Kathy: Excellent. And this just underscores how connected our dev team is to what users are needing. That we’re constantly taking a look at. Feature requests are coming in or problems that users are having, and definitely have user concerns as a part of that development workflow. So thanks for that. And you have some new updates coming out with with Blocks Pro that’s coming like really super soon as.

Ben: Yeah. So, a lot of focus for Kadence Blocks Pro has been on dynamic content and interacting with things like Advanced Custom Fields and Meta Box. So in the latest version, there will be a relationship meta, basically source. So you can source dynamic content through a relationship that you’ve created between, let’s say a post and another custom post type.

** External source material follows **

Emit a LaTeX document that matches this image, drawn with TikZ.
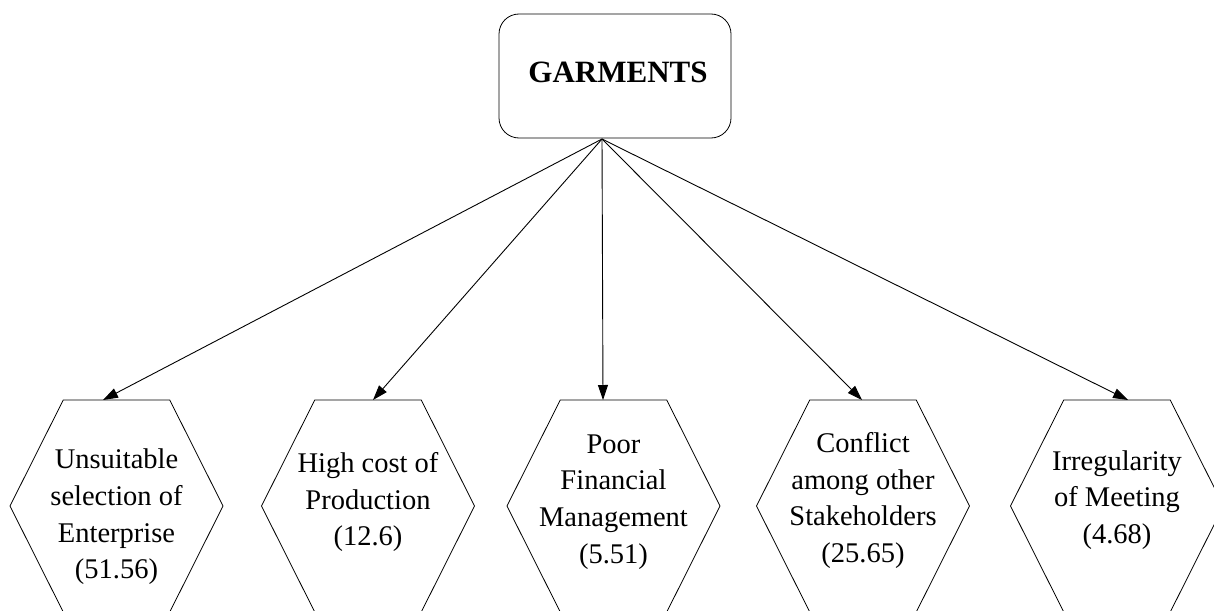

So you’ll be able to say essentially, in this current post, does it have a relationship field, is it connected with a different kind of post and if so, use that connected post as the source to get this custom field. So it just allows for some more advanced dynamic content when you’re building out templates and adding in hooks into your page with elements. And then there’s also a new block for dynamic content that’s basically just allows you to pull in fields that might have its own text styling. So currently you can pull in text fields using the Advanced Text Block, but this would allow you to pull in like a wysiwyg or something like that, that you might have like header paragraph list in and it’ll keep all of that and then output it.

And with that block, then you can even style the color for what’s going to, you know, even though this text has markup in it, what’s going to be the color for all that markup or the topography and things like that.

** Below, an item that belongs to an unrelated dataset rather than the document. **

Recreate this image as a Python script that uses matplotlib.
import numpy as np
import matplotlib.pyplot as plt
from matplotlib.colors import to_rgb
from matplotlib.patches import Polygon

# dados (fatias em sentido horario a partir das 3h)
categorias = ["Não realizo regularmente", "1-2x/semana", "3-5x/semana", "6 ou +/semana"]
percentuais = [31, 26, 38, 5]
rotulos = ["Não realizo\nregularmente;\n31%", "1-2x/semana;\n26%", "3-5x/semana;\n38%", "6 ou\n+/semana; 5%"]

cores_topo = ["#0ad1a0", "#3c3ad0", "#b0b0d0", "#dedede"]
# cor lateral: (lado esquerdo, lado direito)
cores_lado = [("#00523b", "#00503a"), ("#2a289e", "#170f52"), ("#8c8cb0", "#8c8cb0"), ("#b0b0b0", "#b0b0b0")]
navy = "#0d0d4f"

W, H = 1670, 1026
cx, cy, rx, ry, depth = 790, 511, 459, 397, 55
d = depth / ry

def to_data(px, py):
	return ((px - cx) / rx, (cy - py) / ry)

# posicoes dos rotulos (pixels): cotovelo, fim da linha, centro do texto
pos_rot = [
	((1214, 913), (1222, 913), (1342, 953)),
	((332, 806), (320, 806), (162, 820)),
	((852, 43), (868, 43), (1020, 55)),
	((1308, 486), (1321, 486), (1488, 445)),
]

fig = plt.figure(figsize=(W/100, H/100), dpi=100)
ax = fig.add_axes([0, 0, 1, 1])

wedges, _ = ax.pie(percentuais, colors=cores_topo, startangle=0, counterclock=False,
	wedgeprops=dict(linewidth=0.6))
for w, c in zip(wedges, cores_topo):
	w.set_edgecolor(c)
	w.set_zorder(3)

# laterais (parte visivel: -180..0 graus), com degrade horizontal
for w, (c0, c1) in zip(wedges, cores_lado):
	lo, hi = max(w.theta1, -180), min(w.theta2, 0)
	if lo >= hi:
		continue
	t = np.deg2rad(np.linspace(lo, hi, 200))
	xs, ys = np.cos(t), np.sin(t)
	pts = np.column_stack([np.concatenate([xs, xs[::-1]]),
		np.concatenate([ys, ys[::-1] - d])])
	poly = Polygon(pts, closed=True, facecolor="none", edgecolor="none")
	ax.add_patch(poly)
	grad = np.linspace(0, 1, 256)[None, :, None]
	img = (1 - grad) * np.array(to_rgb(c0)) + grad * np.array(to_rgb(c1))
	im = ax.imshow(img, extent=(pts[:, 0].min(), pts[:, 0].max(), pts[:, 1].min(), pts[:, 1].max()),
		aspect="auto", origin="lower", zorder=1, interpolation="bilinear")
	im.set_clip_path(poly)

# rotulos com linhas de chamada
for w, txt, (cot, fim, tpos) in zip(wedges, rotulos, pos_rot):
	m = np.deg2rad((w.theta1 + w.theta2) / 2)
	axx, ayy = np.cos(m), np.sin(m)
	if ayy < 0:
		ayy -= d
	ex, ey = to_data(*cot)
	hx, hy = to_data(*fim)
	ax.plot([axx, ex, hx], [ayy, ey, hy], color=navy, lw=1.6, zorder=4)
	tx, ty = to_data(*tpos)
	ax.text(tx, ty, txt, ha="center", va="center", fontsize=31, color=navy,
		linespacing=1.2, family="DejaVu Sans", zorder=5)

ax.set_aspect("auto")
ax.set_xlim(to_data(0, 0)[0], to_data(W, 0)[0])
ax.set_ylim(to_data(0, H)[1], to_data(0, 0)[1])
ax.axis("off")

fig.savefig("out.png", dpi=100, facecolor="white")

Kathy: Excellent. Great. So that’s coming very soon and then you’re working on the Kadence Shop Kit for WooCommerce, and that’s coming out in May. That’s going to have templating and we talked about that a little bit on the WooVisions podcast with Bob Dunn over at Do the Woo. I am a host at that particular podcast and Ben and I took over.

So that podcast is coming out, I think next week sometime, but that was a lot of fun. Thanks for joining me on that.

Ben: Yup. That was a lot of fun. And I’m excited for Shop Kit and what’s coming. I think it’s going to be a big update with a lot of things for all the different elements that we add in that.

Kathy: Excellent. Yeah, I’m very excited. I know a lot of people have been asking for templating with WooCommerce and bringing that to the WooCommerce community is going to be huge. And you are going to do a beta version for Kadence Blocks 2.5 sometime soon, something interesting coming with that?

Ben: Yeah. So toward the end of April, we’re going to try to release the beta version for 2.5, which has a, kind of a rewrite for the Row Layout block, where it’s going to use scripts CSS allow you to have layouts that are multi row and allow the section block within those layouts to kind of move freely around so you can pull sections out and in.

And, so it will have some performance, optimization, big time for the Row Layout block, as well as just a lot easier way to create grids using Gutenberg.

Kathy: very exciting. Yeah, that’s going to solve a couple of my issues. So some stuff that I’m trying to do too. So that is very, very cool. Thank you guys for joining today. And, for talking about pop-ups. I know this is something that a lot of people are using as they’re building out sites.

And I really appreciate the conversation about how to do that more intentionally. So, Hannah, good to see you as always,

Hannah: You as well, Kathy. Thank you.

Kathy: Yeah. Looking forward to your travels over the summer. Um, I’m going to be living vicariously through all of the fun stuff that you’re doing. And, um, we will talk to you guys again soon.

Thanks for listening to the Kadence Beat.